British motorists are being warned about a new DVLA car text message scam.
The fraudulent messages promise drivers a £50 refund on online purchases if they click on a link and enter their personal details.
But the DVLA has urged motorists to delete the text, via a post on Twitter, telling drivers that it does not send text or emails about refunds on vehicle excise duty.
The fake message reads: ‘We have recalculated your vehicle tax. You are owed £48.84 due to overpayment.’
Several baffled users have posted on social media after receiving the message.
But many were unconvinced by the attempts – with some not even owning a car.
Motorists have been warned it is a ‘phishing’ scam and not from the DVLA’s HQ in Swansea.
This scam appears to be the latest in a series of phishing schemes that seek to harvest unsuspecting peoples’ sensitive details voluntarily.
The phishing scams use official-looking websites which trick consumers into thinking they are authentic.
The DVLA scam even uses a fake ‘dvla.gov.uk’ domain in the web address to try and trick drivers.
In February, there were reports of Britons receiving threatening messages asking for cash for overdue payments.
While a scam in 2017 promised a £240 car tax refund but required motorists to send over their details beforehand.
The DVLA said: ‘We don’t send emails or text messages that ask you to confirm your personal details or payment information, such as for a vehicle tax refund.
‘If you get anything like this, don’t open any links and delete the email or text immediately.

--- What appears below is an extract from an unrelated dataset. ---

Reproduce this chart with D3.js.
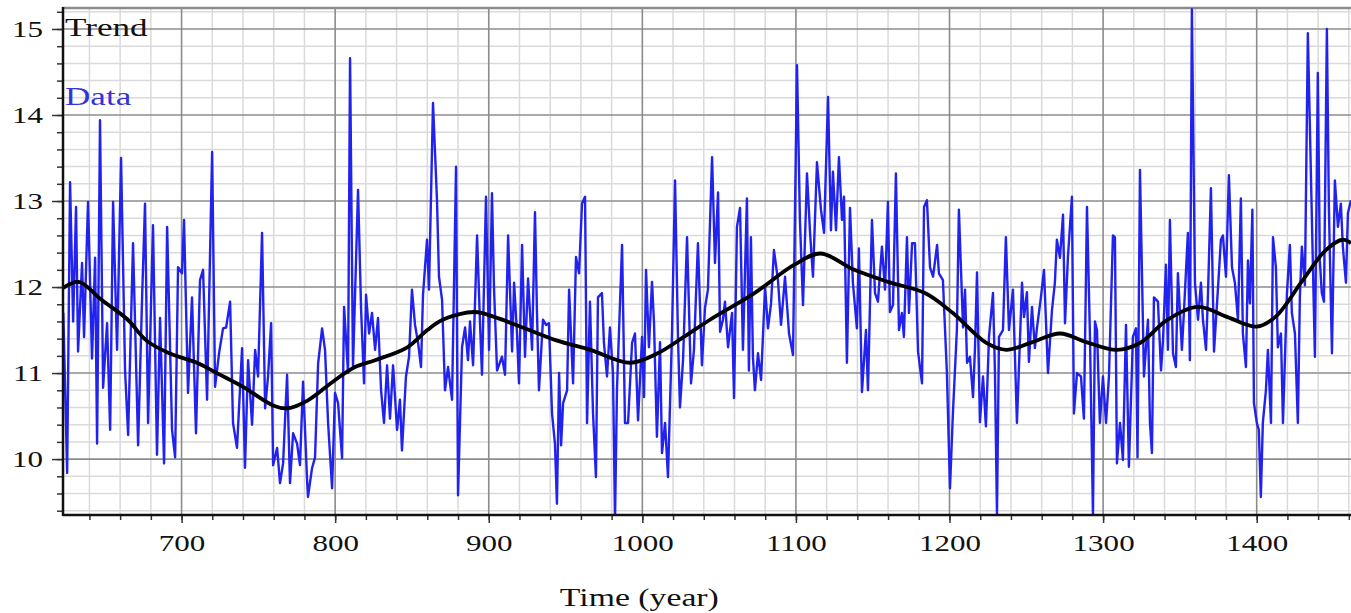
<!DOCTYPE html>
<html><head><meta charset="utf-8">
<script src="https://cdn.jsdelivr.net/npm/d3@7"></script>
<style>body{margin:0;background:#fff}svg{display:block}</style>
</head><body>
<svg id="chart" width="1351" height="613"></svg>
<script>
const dataYears = [623.0,625.5,627.4,629.4,631.3,632.6,635.2,636.5,639.1,641.7,643.7,645.0,646.9,648.9,651.5,653.5,655.4,658.0,660.6,663.2,665.2,668.4,671.7,674.3,676.2,678.2,681.4,684.0,686.0,688.6,690.6,693.8,695.8,697.7,700.3,701.6,704.2,706.8,709.4,712.0,714.0,716.6,719.9,721.8,724.4,727.0,729.0,731.6,733.5,736.1,739.4,741.3,743.3,745.9,747.9,749.8,752.4,754.4,756.3,758.3,759.6,762.2,764.1,766.1,768.7,770.6,772.6,775.2,777.1,779.1,781.7,782.3,784.9,786.9,788.9,791.5,793.4,795.4,798.0,799.9,801.9,804.5,805.8,808.4,809.7,811.6,814.9,816.9,818.8,820.1,822.1,824.0,826.0,827.9,829.9,831.8,833.8,835.7,837.7,840.3,842.2,843.5,846.1,848.1,850.0,852.0,854.0,855.9,857.2,859.8,861.1,863.7,866.3,867.6,869.6,871.5,873.5,876.1,878.7,880.0,882.6,884.6,886.5,887.8,889.8,892.4,894.3,895.6,898.2,900.2,902.1,903.4,905.4,908.6,910.6,912.6,915.2,916.5,918.4,919.7,921.7,923.6,925.6,928.2,930.1,931.4,932.7,935.3,937.3,939.2,941.2,943.1,944.4,945.8,947.1,948.4,951.0,952.3,954.9,956.8,958.8,960.7,962.7,964.0,965.9,967.9,969.8,971.1,973.7,975.0,977.0,978.9,980.9,982.2,983.5,986.8,988.7,990.7,993.3,995.2,997.2,999.8,1001.1,1002.4,1004.3,1006.3,1007.6,1009.5,1011.5,1012.8,1014.8,1016.7,1019.3,1021.3,1023.2,1024.5,1026.5,1029.1,1031.7,1033.6,1036.2,1038.8,1040.8,1042.7,1045.4,1047.3,1049.3,1050.6,1052.5,1053.8,1055.8,1058.4,1059.7,1061.6,1063.6,1065.5,1068.1,1069.4,1070.7,1072.0,1073.3,1075.3,1077.3,1079.9,1081.8,1083.8,1085.7,1088.3,1090.3,1092.9,1095.5,1098.1,1100.7,1102.6,1104.6,1107.2,1109.2,1111.1,1113.7,1116.3,1118.3,1120.9,1122.8,1124.1,1126.1,1128.0,1130.0,1131.3,1133.2,1135.2,1137.1,1139.7,1141.0,1143.0,1145.6,1146.9,1149.5,1151.5,1153.4,1156.0,1158.0,1159.9,1161.2,1163.2,1165.1,1167.1,1169.0,1170.3,1172.3,1173.6,1175.6,1177.5,1179.5,1182.1,1183.4,1185.3,1187.3,1189.3,1191.9,1193.1,1195.7,1198.3,1200.3,1202.2,1204.8,1206.1,1208.8,1210.1,1211.4,1213.3,1215.3,1216.6,1217.9,1219.8,1221.8,1223.7,1225.7,1228.3,1229.6,1230.9,1232.2,1234.8,1236.7,1238.7,1241.3,1243.9,1247.2,1248.5,1250.4,1251.7,1253.7,1255.6,1256.9,1259.5,1261.5,1264.1,1266.7,1268.6,1269.9,1271.9,1273.9,1275.2,1277.1,1279.7,1281.0,1283.0,1285.6,1287.5,1289.5,1291.4,1293.4,1294.7,1296.0,1297.9,1299.9,1301.9,1303.8,1306.4,1307.7,1309.0,1311.0,1312.9,1314.9,1316.8,1319.4,1321.4,1322.4,1324.0,1326.6,1329.2,1330.5,1331.8,1333.1,1335.7,1337.7,1339.0,1340.9,1342.2,1343.5,1345.5,1347.4,1348.7,1351.3,1352.6,1355.2,1356.5,1357.8,1359.8,1361.8,1363.7,1365.0,1367.0,1368.3,1370.2,1372.2,1374.8,1376.7,1378.0,1380.0,1381.9,1383.9,1385.8,1387.8,1389.7,1391.0,1393.0,1394.3,1395.6,1397.2,1398.2,1400.1,1401.4,1402.7,1404.0,1406.0,1407.3,1409.3,1410.6,1412.5,1413.8,1415.8,1417.1,1419.7,1421.6,1422.9,1424.9,1426.8,1428.1,1429.4,1431.4,1433.3,1435.9,1437.9,1439.8,1441.1,1442.4,1443.8,1445.7,1447.0,1449.0,1450.9,1452.9,1454.8,1456.1,1458.1,1459.4,1461.4];
const dataValues = [11.70,9.84,13.22,11.60,12.93,11.25,12.28,11.42,12.99,11.17,12.34,10.18,13.94,10.83,11.58,10.34,12.99,11.27,13.50,11.03,10.28,12.51,10.16,11.88,12.97,10.42,12.72,10.05,11.64,9.95,12.70,10.34,10.02,12.23,12.16,12.78,10.77,11.88,10.30,12.08,12.20,10.69,13.57,10.84,11.23,11.52,11.53,11.83,10.42,10.13,11.29,9.90,11.15,10.40,11.27,10.96,12.63,10.59,10.96,11.58,9.93,10.13,9.72,9.95,10.98,9.72,10.30,10.18,9.93,10.90,9.76,9.56,9.89,10.02,11.11,11.52,11.27,10.42,9.66,10.77,10.65,10.01,11.77,11.00,14.66,11.07,13.13,11.73,10.88,11.91,11.46,11.70,11.27,11.64,10.80,10.42,11.09,10.47,11.09,10.34,10.69,10.10,10.96,11.19,11.97,11.56,11.35,11.07,11.91,12.55,11.97,14.14,13.01,12.12,11.85,10.80,11.07,10.69,13.40,9.58,11.30,11.53,11.15,11.60,11.09,12.60,11.58,10.98,13.05,11.27,13.09,12.00,11.03,11.19,10.98,12.60,11.25,12.05,11.46,10.88,12.49,11.19,12.10,11.27,12.87,11.70,10.80,11.62,11.56,11.58,10.53,10.18,9.48,11.00,10.16,10.65,10.80,11.97,10.88,12.35,12.16,12.97,13.05,10.42,11.83,10.53,9.79,11.88,11.93,11.35,10.96,11.53,11.00,9.29,10.82,12.49,10.42,10.42,11.35,11.46,10.45,11.42,10.72,12.20,11.30,12.06,11.58,10.26,11.36,10.07,10.42,9.79,11.46,13.24,11.42,10.60,11.15,12.58,10.88,11.27,12.51,11.09,11.76,11.97,13.51,12.28,13.10,11.48,11.62,11.83,11.30,11.70,10.71,12.70,12.92,11.27,13.03,11.03,12.58,11.19,10.80,11.23,10.92,12.00,11.52,11.81,12.43,12.08,11.56,12.12,11.46,11.21,14.58,12.78,11.79,13.32,12.63,12.12,13.45,12.90,12.63,14.21,12.66,13.34,12.66,13.51,12.78,13.05,11.12,12.92,12.05,11.52,12.45,10.78,11.50,10.80,12.78,11.93,11.83,12.47,11.97,12.99,11.71,11.79,13.32,11.50,11.70,11.42,12.58,11.70,12.51,12.51,11.25,10.88,12.93,13.01,12.23,12.12,12.49,12.16,12.08,11.00,9.66,10.53,11.50,12.90,11.53,11.97,11.12,11.19,10.72,11.30,12.17,10.43,10.96,10.38,11.42,11.93,11.00,9.35,11.42,11.50,12.58,11.50,11.97,10.42,12.05,11.65,11.94,11.13,11.77,11.29,11.52,11.88,12.20,11.00,11.73,12.05,12.55,12.34,12.84,11.58,12.35,13.05,10.53,11.00,10.96,10.47,12.93,11.46,9.35,11.60,11.50,10.42,10.96,10.42,10.96,12.60,12.58,9.95,10.42,9.99,11.56,9.91,11.42,11.52,10.02,13.36,10.96,11.62,10.42,10.07,11.88,11.83,11.03,11.38,12.26,11.27,12.78,11.23,11.07,12.16,11.27,11.70,12.63,11.15,15.23,12.05,11.62,12.05,11.62,11.27,11.93,13.15,11.25,11.99,12.55,12.60,12.12,13.30,12.23,12.05,11.62,13.03,11.46,11.07,12.31,11.81,12.90,10.65,10.42,10.34,9.56,10.42,10.80,11.27,10.42,12.58,12.23,11.30,11.46,10.42,11.93,12.49,11.70,11.46,10.42,11.88,12.47,12.02,14.95,12.82,11.19,14.49,12.31,11.93,11.83,15.00,12.93,11.23,13.24,12.70,12.97,12.47,12.05,12.86,13.01];
const trendYears = [623,633,648,665,677,692,710,723,740,760,769,782,800,813,826,847,860,870,891,904,922,944,966,992,1010,1027,1044,1073,1099,1116,1138,1160,1184,1202,1224,1237,1254,1272,1289,1309,1324,1342,1362,1381,1400,1412,1430,1445,1456,1461.4];
const trendValues = [11.99,12.06,11.85,11.62,11.38,11.23,11.12,11.00,10.84,10.62,10.59,10.68,10.92,11.07,11.15,11.30,11.50,11.62,11.71,11.65,11.53,11.38,11.27,11.12,11.23,11.42,11.62,11.93,12.26,12.39,12.20,12.06,11.93,11.70,11.35,11.27,11.36,11.46,11.36,11.27,11.35,11.62,11.77,11.65,11.54,11.65,12.08,12.43,12.55,12.51];
const xTickLabels = [700,800,900,1000,1100,1200,1300,1400];
const yTickLabels = [10,11,12,13,14,15];
const xMinorTicks = d3.range(640, 1461, 20);
const yMinorTicks = d3.range(47, 77).map(d => +(d * 0.2).toFixed(1));

const L = 63, R = 1351, T = 8, B = 515;
const SX = 1.35;
const FONT = '"Liberation Serif","Times New Roman",serif';
const svg = d3.select('#chart');
const x = d3.scaleLinear().domain([622.8, 1461.4]).range([L, R]);
const y = d3.scaleLinear().domain([9.35, 15.244]).range([B, T]);

// minor grid
const grid = svg.append('g');
grid.selectAll('.vx').data(xMinorTicks.filter(d => d % 100 !== 0)).join('line')
  .attr('x1', d => x(d)).attr('x2', d => x(d)).attr('y1', T).attr('y2', B)
  .attr('stroke', '#dadada').attr('stroke-width', 1.5);
grid.selectAll('.hy').data(yMinorTicks.filter(d => Math.abs(d - Math.round(d)) > 0.01)).join('line')
  .attr('x1', L).attr('x2', R).attr('y1', d => y(d)).attr('y2', d => y(d))
  .attr('stroke', '#dadada').attr('stroke-width', 1.5);
// major grid
grid.selectAll('.mx').data(xTickLabels).join('line')
  .attr('x1', d => x(d)).attr('x2', d => x(d)).attr('y1', T).attr('y2', B)
  .attr('stroke', '#8c8c8c').attr('stroke-width', 1.6);
grid.selectAll('.my').data(yTickLabels).join('line')
  .attr('x1', L).attr('x2', R).attr('y1', d => y(d)).attr('y2', d => y(d))
  .attr('stroke', '#8c8c8c').attr('stroke-width', 1.6);
// top border
svg.append('line').attr('x1', L).attr('x2', R).attr('y1', T).attr('y2', T)
  .attr('stroke', '#8c8c8c').attr('stroke-width', 2.5);

// clip
svg.append('clipPath').attr('id', 'clip').append('rect')
  .attr('x', L).attr('y', T).attr('width', R - L).attr('height', B - T);

const pts = dataYears.map((d, i) => [d, dataValues[i]]);
svg.append('path').datum(pts).attr('clip-path', 'url(#clip)')
  .attr('fill', 'none').attr('stroke', '#2222ee').attr('stroke-width', 2.4)
  .attr('stroke-linejoin', 'round')
  .attr('d', d3.line().x(d => x(d[0])).y(d => y(d[1])));

const tpts = trendYears.map((d, i) => [d, trendValues[i]]);
svg.append('path').datum(tpts).attr('clip-path', 'url(#clip)')
  .attr('fill', 'none').attr('stroke', '#000').attr('stroke-width', 3.8)
  .attr('d', d3.line().curve(d3.curveCatmullRom.alpha(0.5)).x(d => x(d[0])).y(d => y(d[1])));

// axes
const xMinorAxis = svg.append('g').attr('transform', `translate(0,${B})`)
  .call(d3.axisBottom(x).tickValues(xMinorTicks).tickSize(5).tickFormat(''));
const xAxis = svg.append('g').attr('transform', `translate(0,${B})`)
  .call(d3.axisBottom(x).tickValues(xTickLabels).tickSize(8).tickFormat(d3.format('d')));
const yMinorAxis = svg.append('g').attr('transform', `translate(${L},0)`)
  .call(d3.axisLeft(y).tickValues(yMinorTicks).tickSize(6).tickFormat(''));
const yAxis = svg.append('g').attr('transform', `translate(${L},0)`)
  .call(d3.axisLeft(y).tickValues(yTickLabels).tickSize(11).tickFormat(d3.format('d')));

[xMinorAxis, xAxis, yMinorAxis, yAxis].forEach(g => {
  g.select('.domain').remove();
  g.selectAll('.tick line').attr('stroke', '#333').attr('stroke-width', 1.5);
});
xAxis.selectAll('text').attr('font-family', FONT).attr('font-size', 23).attr('fill', '#111')
  .attr('y', 36).attr('dy', 0).attr('transform', `scale(${SX},1)`);
yAxis.selectAll('text').attr('font-family', FONT).attr('font-size', 23).attr('fill', '#111')
  .attr('x', -20 / SX).attr('dy', '0.33em').attr('transform', `scale(${SX},1)`);

// spines
svg.append('line').attr('x1', L).attr('x2', L).attr('y1', T - 1).attr('y2', B + 1)
  .attr('stroke', '#111').attr('stroke-width', 2.5);
svg.append('line').attr('x1', L).attr('x2', R).attr('y1', B).attr('y2', B)
  .attr('stroke', '#111').attr('stroke-width', 2.5);

// legend-like labels
svg.append('text').attr('transform', `translate(65,36) scale(${SX},1)`)
  .attr('font-family', FONT).attr('font-size', 26).attr('fill', '#111').text('Trend');
svg.append('text').attr('transform', `translate(65,105) scale(${SX},1)`)
  .attr('font-family', FONT).attr('font-size', 26).attr('fill', '#3434d8').text('Data');

// x axis title
svg.append('text').attr('transform', `translate(${x(1000) - 3},606) scale(${SX},1)`)
  .attr('text-anchor', 'middle').attr('font-family', FONT).attr('font-size', 25)
  .attr('fill', '#111').text('Time (year)');
</script>
</body></html>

‘We would also advise anyone concerned about texts, emails, and any suspicious online activity to report it to the Police via Action Fraud immediately – this can be done online at www.actionfraud.police.uk.
‘We’ve issued warnings about the scam emails and texts across our social media channels and published advice around staying safe online at www.gov.uk/government/news/dvla-warns-customers-to-stay-safe-online.’